Goggins didn't realize that the Badwater 135 is considered by many to be the most challenging race on the planet — a 135-mile continuous run across three mountain ranges in extreme heat. Competitors cannot simply sign up for the race either; they have to qualify for it by proving they can run 100 miles in 24 hours or less.
'I was like, is that even possible?' said Goggins.
Fortunately, Goggins discovered there was a 100-mile race near his home in San Diego in three days, giving him no time to prepare. Somehow, he still managed to run 101 miles in 19 hours and 6 minutes.
'By mile 70, I was destroyed — I was dizzy, lightheaded, peeing blood,' said Goggins. 'But I was able to draw on my experiences from BUD/s; I was able to draw on being calm.'" -- A description of how David Goggins got into ultra-marathoning. Goggins is a former SEAL who has won several 100-mile ultra-endurance races and at one time had a world pull-up record.

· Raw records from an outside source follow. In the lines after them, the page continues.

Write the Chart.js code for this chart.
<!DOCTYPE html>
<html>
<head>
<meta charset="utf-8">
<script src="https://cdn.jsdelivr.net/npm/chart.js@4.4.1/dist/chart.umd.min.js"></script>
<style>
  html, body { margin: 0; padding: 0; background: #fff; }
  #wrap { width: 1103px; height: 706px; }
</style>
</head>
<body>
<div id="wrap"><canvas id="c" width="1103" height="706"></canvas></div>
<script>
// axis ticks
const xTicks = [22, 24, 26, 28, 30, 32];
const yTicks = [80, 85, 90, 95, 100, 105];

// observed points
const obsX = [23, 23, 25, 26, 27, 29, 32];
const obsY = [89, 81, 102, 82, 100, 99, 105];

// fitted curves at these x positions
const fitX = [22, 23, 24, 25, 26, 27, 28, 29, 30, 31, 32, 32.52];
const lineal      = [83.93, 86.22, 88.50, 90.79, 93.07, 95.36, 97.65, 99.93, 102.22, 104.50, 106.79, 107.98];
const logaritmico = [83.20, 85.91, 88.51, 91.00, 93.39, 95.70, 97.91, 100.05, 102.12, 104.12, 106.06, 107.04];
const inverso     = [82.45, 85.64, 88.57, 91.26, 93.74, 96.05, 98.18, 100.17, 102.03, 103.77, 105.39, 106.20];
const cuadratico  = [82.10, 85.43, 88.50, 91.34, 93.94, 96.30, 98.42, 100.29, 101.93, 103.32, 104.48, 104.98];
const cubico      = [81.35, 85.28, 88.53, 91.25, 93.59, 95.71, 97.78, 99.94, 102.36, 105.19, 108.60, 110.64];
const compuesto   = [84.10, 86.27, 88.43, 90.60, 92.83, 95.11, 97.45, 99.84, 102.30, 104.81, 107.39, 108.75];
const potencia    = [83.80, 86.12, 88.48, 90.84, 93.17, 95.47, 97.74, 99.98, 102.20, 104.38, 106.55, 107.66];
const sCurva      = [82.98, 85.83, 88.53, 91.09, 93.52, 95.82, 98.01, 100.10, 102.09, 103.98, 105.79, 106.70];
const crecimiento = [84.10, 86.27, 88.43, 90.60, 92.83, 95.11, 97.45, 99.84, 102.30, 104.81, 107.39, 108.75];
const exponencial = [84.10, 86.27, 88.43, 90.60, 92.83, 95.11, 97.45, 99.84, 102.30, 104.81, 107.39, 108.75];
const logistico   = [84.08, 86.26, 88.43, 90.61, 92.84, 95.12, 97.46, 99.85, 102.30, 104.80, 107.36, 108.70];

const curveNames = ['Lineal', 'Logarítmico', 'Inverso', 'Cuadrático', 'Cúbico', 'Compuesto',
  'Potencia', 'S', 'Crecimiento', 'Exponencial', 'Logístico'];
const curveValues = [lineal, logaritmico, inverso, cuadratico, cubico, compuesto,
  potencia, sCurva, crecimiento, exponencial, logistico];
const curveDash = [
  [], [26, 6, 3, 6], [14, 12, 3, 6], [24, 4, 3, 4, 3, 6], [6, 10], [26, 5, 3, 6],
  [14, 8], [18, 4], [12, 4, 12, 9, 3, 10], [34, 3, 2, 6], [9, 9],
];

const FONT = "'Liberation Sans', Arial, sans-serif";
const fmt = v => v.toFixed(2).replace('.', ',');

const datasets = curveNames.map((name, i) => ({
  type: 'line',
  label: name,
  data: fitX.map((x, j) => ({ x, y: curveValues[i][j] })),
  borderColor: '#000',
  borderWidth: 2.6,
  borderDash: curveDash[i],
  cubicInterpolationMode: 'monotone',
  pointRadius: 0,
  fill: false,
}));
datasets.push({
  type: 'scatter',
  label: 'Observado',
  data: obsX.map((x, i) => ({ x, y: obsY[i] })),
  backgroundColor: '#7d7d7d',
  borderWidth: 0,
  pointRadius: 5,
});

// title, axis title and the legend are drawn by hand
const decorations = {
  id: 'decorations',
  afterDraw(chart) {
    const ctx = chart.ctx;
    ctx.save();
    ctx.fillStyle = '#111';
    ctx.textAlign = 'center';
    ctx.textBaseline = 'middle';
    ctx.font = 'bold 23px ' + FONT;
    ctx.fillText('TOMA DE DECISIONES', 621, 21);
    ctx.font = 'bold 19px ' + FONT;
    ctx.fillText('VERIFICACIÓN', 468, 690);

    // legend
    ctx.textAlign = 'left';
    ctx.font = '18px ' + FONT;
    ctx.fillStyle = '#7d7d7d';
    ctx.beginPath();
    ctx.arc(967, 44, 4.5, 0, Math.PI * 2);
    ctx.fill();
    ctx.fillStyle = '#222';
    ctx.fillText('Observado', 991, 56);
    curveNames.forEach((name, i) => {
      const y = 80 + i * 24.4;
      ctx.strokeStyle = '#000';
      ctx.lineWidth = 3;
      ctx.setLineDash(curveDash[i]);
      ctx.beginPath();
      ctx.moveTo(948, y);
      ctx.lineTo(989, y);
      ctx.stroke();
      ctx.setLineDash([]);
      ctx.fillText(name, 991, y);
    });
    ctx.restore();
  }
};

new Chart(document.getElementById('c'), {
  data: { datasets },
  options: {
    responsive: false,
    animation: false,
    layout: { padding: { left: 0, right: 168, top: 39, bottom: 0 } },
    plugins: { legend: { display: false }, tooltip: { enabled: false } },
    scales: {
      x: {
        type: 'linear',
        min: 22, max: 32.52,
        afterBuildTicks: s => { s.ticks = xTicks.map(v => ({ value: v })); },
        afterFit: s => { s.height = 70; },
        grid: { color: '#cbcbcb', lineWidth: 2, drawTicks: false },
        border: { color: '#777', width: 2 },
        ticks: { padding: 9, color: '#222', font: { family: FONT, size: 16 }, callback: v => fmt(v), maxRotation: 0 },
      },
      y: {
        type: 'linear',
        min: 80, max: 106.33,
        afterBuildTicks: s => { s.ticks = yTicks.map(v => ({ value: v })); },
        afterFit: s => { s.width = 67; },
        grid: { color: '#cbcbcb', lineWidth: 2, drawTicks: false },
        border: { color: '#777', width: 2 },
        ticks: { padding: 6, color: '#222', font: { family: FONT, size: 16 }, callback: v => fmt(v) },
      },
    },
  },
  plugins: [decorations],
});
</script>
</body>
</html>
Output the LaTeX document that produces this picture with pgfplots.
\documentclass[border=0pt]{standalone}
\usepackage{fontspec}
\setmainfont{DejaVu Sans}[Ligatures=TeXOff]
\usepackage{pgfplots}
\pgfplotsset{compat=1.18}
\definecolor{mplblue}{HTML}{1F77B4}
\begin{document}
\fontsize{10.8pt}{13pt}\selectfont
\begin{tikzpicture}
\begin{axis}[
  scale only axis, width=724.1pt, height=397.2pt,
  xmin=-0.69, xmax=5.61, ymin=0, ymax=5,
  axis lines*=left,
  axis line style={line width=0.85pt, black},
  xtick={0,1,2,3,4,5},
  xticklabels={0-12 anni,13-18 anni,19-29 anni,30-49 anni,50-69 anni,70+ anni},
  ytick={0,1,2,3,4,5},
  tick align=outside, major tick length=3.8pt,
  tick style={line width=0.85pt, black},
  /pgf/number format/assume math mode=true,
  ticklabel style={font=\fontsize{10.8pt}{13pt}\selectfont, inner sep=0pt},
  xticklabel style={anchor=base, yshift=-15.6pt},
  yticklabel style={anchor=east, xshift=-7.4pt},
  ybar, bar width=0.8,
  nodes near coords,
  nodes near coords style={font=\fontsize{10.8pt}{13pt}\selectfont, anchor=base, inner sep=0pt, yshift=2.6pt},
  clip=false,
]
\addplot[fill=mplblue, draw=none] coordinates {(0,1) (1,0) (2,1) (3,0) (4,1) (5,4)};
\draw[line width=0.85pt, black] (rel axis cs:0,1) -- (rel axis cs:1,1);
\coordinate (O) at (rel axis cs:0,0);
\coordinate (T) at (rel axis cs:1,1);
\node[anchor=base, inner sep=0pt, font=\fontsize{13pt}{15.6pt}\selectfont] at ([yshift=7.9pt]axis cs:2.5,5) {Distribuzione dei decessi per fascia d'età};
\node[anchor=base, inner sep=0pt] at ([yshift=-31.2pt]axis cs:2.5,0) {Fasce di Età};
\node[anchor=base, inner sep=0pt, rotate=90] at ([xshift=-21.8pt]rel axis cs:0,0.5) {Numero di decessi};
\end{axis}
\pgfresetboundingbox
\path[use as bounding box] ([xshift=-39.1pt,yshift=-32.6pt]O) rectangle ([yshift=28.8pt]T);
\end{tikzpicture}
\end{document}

5) "My training regime was perfect. I had an army of specialists – physios, sports psychologists, doctors, hypnotists. You name it, I had it. I even built my own hyperbaric chamber just to squeeze an extra 1 percent from my recovery sessions. Finally, I was consistent. I did the hard work. I didn’t miss one training session, I didn’t miss one meal and I didn’t miss one minute of any recovery session. In short, I was perfect, and I was perfect for two years. I had to be. For all that work and sacrifice I was rewarded with a perfect two-week performance at World’s Strongest Man 2017. " -- Eddie Hall, 2017 World’s Strongest Man and one-time world deadlift record holder.
6) "I've missed more than 9,000 shots in my career. I've lost almost 300 games. Twenty-six times, I've been trusted to take the game-winning shot and missed. I've failed over and over and over again in my life. And that is why I succeed." -- Michael Jordan
7) "Elon Musk typically works 80–90-hour weeks blocked out in 5-minute increments. He sleeps 6 hours per night, often sets aside 5 minutes to gulp down his lunch, and spends ‘quality time’ with his kids when he’s handling emails." -- Elon Musk is currently the world’s richest man:
8) "In swimming, when you miss one day of training, it takes you two days to get back. In six years, I never missed a single day. It made me better than athletes who took a Sunday off. But now that I am out of the pool, if I go back again, I don’t feel the same. I have lost it. So no comebacks." -- Michael Phelps, 23-time gold medal-winning swimmer.
9) "Even as a boy, he bought candy by the pound, divided it into small portions, then sold it at a tidy profit to his siblings. By age seven, encouraged by his mother, he was dropping gold, silver, and copper coins that he earned into a blue china bowl on the mantel... John (Rockefeller’s) first business coup came at age seven when he shadowed a turkey hen as it waddled off into the woods, raided its nest, and raised the chicks for sale. To spur his enterprise, Eliza gave him milk curds to feed the turkeys, and the next year he raised an even larger brood. As an old man, Rockefeller said, ‘To this day, I enjoy the sight of a flock of turkeys, and never miss an opportunity of studying them.’" -- From Titan: The Life of John D. Rockefeller, Sr.. Rockefeller was the world’s first billionaire and by some accounts, his net worth was 2% of the entire country’s wealth at one point.
10) "(Arnold Schwarzenegger) became so dedicated to bodybuilding, he began breaking into his local gym on the weekends when it was closed so he could train: ‘It would make me sick to miss a workout… I knew I couldn’t look at myself in the mirror the next morning if I didn’t do it." -- Arnold Schwarzenegger won Mr. Olympia 7 times.